Klab Network Generation Utility
A copy of the KNet coherent network generation utility can be obtained here for
Windows, Macintosh and Linux (Intel with GTK).
Overview: This utility finds pairs of genes with similar behavior across a gene expression dataset. It is intended to be used as a comparative tool to compare the network size (number of output rows) between N datasets with the same numbers of biological samples (input columns) and measured genes (input rows).
(A) Set the lower limit to the coefficient of variation. A higher value here will reduce the stringency with which a pair of genes will have to correspond in their behavior in order to be added to the list of covariant genes. This value can be adjusted to create a manageable network size given the number of samples N in the dataset. As N
increases this value will often need to be increased.
(B) Set the minimum signal for a gene's expression to be considered. This value will change with array platform or sequencing technology and should be considerably above the background. The aim here is prevent genes that are simply sitting at background from being included in the network.

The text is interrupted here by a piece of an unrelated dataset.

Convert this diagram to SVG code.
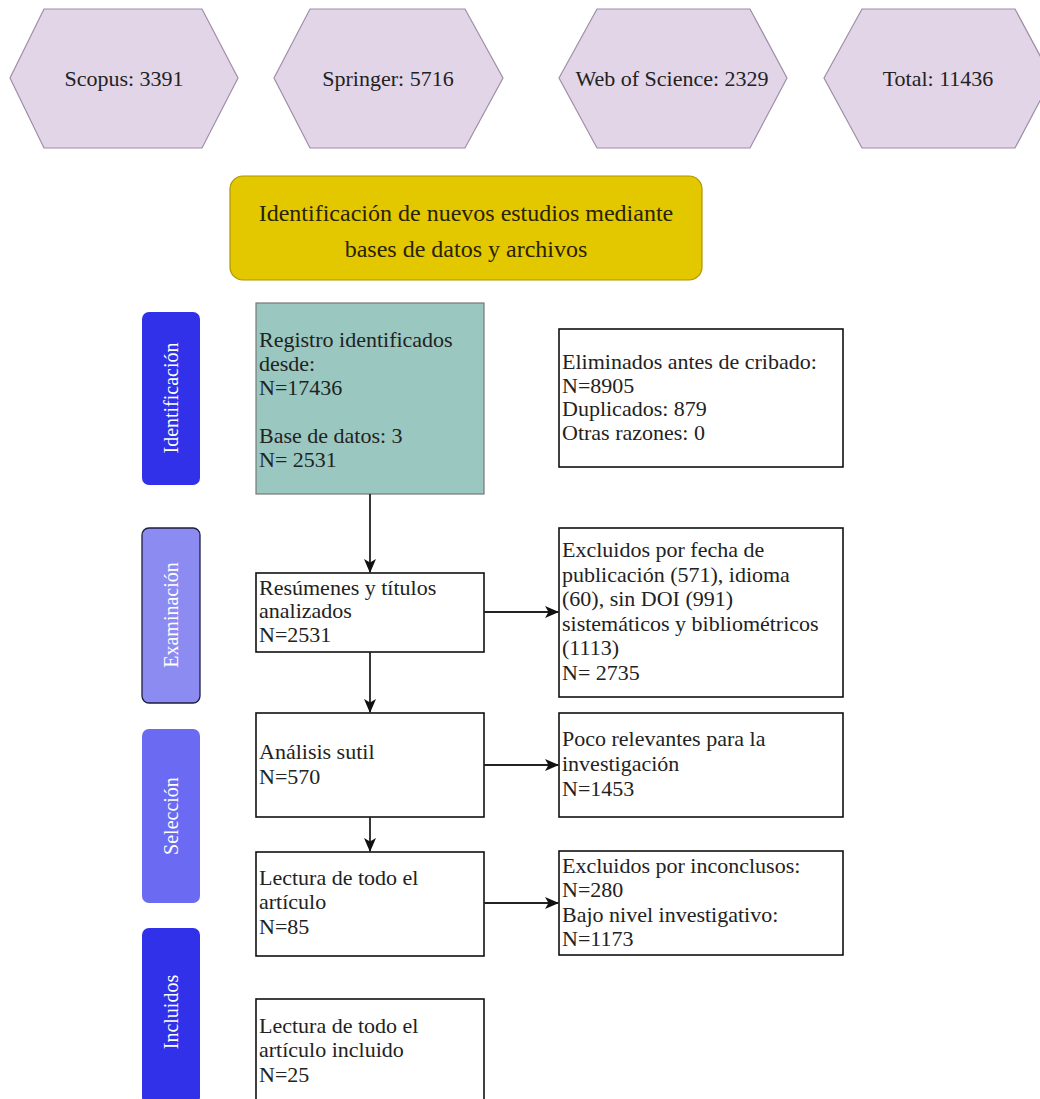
<svg xmlns="http://www.w3.org/2000/svg" width="1040" height="1099" viewBox="0 0 1040 1099">
<defs>
<style>
.hex{fill:#e1d5e7;stroke:#9e8ea6;stroke-width:1.2}
.ht{font-family:"Liberation Serif","Times New Roman",serif;font-size:22px;fill:#222;text-anchor:middle}
.t{font-family:"Liberation Serif","Times New Roman",serif;font-size:22px;fill:#222}
.title{font-family:"Liberation Serif","Times New Roman",serif;font-size:24px;fill:#2a2200;text-anchor:middle}
.box{fill:#fff;stroke:#111;stroke-width:1.6}
.side{stroke:none}
.st{font-family:"Liberation Serif","Times New Roman",serif;font-size:20px;fill:#fff;text-anchor:middle;dominant-baseline:central}
.c{fill:none;stroke:#222;stroke-width:1.8}
</style>
<marker id="ah" viewBox="0 0 14 12" refX="13" refY="6" markerWidth="14" markerHeight="12" markerUnits="userSpaceOnUse" orient="auto">
<path d="M0,0 L14,6 L0,12 L3.5,6 Z" fill="#111"/>
</marker>
</defs>
<rect width="1040" height="1099" fill="#fff"/>
<g id="scopus"><polygon class="hex" points="10,78 44,9 202,9 238,78 202,148 44,148"/><text class="ht" x="124" y="86">Scopus: 3391</text></g>
<g id="springer"><polygon class="hex" points="274,78 310,9 465,9 503,78 465,148 310,148"/><text class="ht" x="388" y="86">Springer: 5716</text></g>
<g id="wos"><polygon class="hex" points="559,78 597,9 750,9 787,78 750,148 597,148"/><text class="ht" x="672" y="86">Web of Science: 2329</text></g>
<g id="total"><polygon class="hex" points="824,78 862,9 1015,9 1052,78 1015,148 862,148"/><text class="ht" x="938" y="86">Total: 11436</text></g>
<g id="title"><rect x="230" y="176" width="472" height="104" rx="13" fill="#e3c800" stroke="#b09500" stroke-width="1.2"/><text class="title" x="466" y="221">Identificación de nuevos estudios mediante</text><text class="title" x="466" y="257">bases de datos y archivos</text></g>
<g id="s-ident"><rect class="side" x="142" y="312" width="58" height="173" rx="7" fill="#3131ea"/><text class="st" transform="translate(171,398) rotate(-90)">Identificación</text></g>
<g id="s-exam"><rect x="142" y="528" width="58" height="175" rx="7" fill="#8b8bf2" stroke="#1e1e40" stroke-width="1.3"/><text class="st" fill="#eef" transform="translate(171,615) rotate(-90)">Examinación</text></g>
<g id="s-sel"><rect class="side" x="142" y="729" width="58" height="174" rx="7" fill="#6a6af2"/><text class="st" transform="translate(171,816) rotate(-90)">Selección</text></g>
<g id="s-incl"><rect class="side" x="142" y="928" width="58" height="176" rx="7" fill="#3131ea"/><text class="st" transform="translate(171,1012) rotate(-90)">Incluidos</text></g>
<g id="registro"><rect x="256" y="303" width="228" height="191" fill="#9ac7bf" stroke="#777" stroke-width="1.2"/><text class="t" x="259" y="347">Registro identificados</text><text class="t" x="259" y="371">desde:</text><text class="t" x="259" y="395">N=17436</text><text class="t" x="259" y="443">Base de datos: 3</text><text class="t" x="259" y="467">N= 2531</text></g>
<g id="eliminados"><rect class="box" x="559" y="329" width="284" height="138"/><text class="t" x="562" y="369">Eliminados antes de cribado:</text><text class="t" x="562" y="393">N=8905</text><text class="t" x="562" y="416">Duplicados: 879</text><text class="t" x="562" y="440">Otras razones: 0</text></g>
<g id="resumenes"><rect class="box" x="256" y="573" width="228" height="79"/><text class="t" x="259" y="595">Resúmenes y títulos</text><text class="t" x="259" y="618">analizados</text><text class="t" x="259" y="642">N=2531</text></g>
<g id="excl-fecha"><rect class="box" x="559" y="528" width="284" height="169"/><text class="t" x="562" y="557">Excluidos por fecha de</text><text class="t" x="562" y="582">publicación (571), idioma</text><text class="t" x="562" y="606">(60), sin DOI (991)</text><text class="t" x="562" y="631">sistemáticos y bibliométricos</text><text class="t" x="562" y="655">(1113)</text><text class="t" x="562" y="680">N= 2735</text></g>
<g id="analisis"><rect class="box" x="256" y="713" width="228" height="104"/><text class="t" x="259" y="759">Análisis sutil</text><text class="t" x="259" y="784">N=570</text></g>
<g id="poco"><rect class="box" x="559" y="713" width="284" height="104"/><text class="t" x="562" y="746">Poco relevantes para la</text><text class="t" x="562" y="771">investigación</text><text class="t" x="562" y="796">N=1453</text></g>
<g id="lectura"><rect class="box" x="256" y="852" width="228" height="104"/><text class="t" x="259" y="885">Lectura de todo el</text><text class="t" x="259" y="909">artículo</text><text class="t" x="259" y="934">N=85</text></g>
<g id="inconclusos"><rect class="box" x="559" y="851" width="284" height="104"/><text class="t" x="562" y="873">Excluidos por inconclusos:</text><text class="t" x="562" y="897">N=280</text><text class="t" x="562" y="922">Bajo nivel investigativo:</text><text class="t" x="562" y="946">N=1173</text></g>
<g id="incluido"><rect class="box" x="256" y="999" width="228" height="110"/><text class="t" x="259" y="1033">Lectura de todo el</text><text class="t" x="259" y="1057">artículo incluido</text><text class="t" x="259" y="1082">N=25</text></g>
<g id="connectors">
<line class="c" x1="370" y1="494" x2="370" y2="572" marker-end="url(#ah)"/>
<line class="c" x1="370" y1="652" x2="370" y2="712" marker-end="url(#ah)"/>
<line class="c" x1="370" y1="817" x2="370" y2="851" marker-end="url(#ah)"/>
<line class="c" x1="484" y1="612" x2="558" y2="612" stroke="#555" marker-end="url(#ah)"/>
<line class="c" x1="484" y1="765" x2="558" y2="765" marker-end="url(#ah)"/>
<line class="c" x1="484" y1="903" x2="558" y2="903" marker-end="url(#ah)"/>
</g>
</svg>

(C) Decide whether or not to filter outliers. In any largish dataset (12 samples or more) there may be a spurious signal readings in one or more sample columns. This can arise from many sources but will often lead to the gene not pairing with other similarly variable genes because of the spurious reading. In order to somewhat mitigate the effect of noise, checking this box will remove the highest and lowest expression ratios from the dataset prior to calculating the similarity measure. This setting should not be checked for small datasets with fewer than around six samples due to the likely increase in false positives but is useful for larger datasets.
(D) Select this to estimate the size of the stable background network. This consists of the genes that are simply stably expressed and is estimated by randomly re-assigning signal between samples. Hence primarily the genes that are simply co-stable at the threshold limits selected will be returned. This can be useful in partitioning the network into co-stable genes and co-variant genes.
(E) Click the begin button to start the analysis. The input is expected to be a folder of one or more expression files (see file format below). The output should be an empty folder into which one result file per input file will be placed. The result file will list the pairs of genes that could be networked together as well as additional data on their similarity. The output folder should always be different from the input folder.
(A) Input Format. The file format is essentially a tab delimitated expression table (matrix) of genes (rows) and samples (columns). The first column should contain a gene identifier that can helpfully be unique (consider concatenating an array probe ID with a gene name here to create a human readable unique ID eg PRM1_934673_s_at). No header row is expected. See an example input file here. There is currently a limit of 50 sample columns and just over 80,000 gene rows in the input. Please use the contact information below if you find this overly restrictive.
(B) Output Format. For each input file a corresponding tab delimitated output file will be generated consisting of the input file name prepended by "fold_analysis". The first two columns in the output file contain the IDs of the genes that generate a similar behavior. Column three details their average ratio and column four a measure of variance. The remaining columns detail the expression ratios for each sample in the dataset. For the input example above the output folder here should be generated with settings (A) .09 (B) 300 (C) checked (D) unchecked. Analysis is not multi-threaded so the time is a little long and should be around 30 minutes on a regular 2GHz desktop - to parallelize this simply split the input folder into N sub-folders where N is your number of real/virtual cores and run N instances of the application together.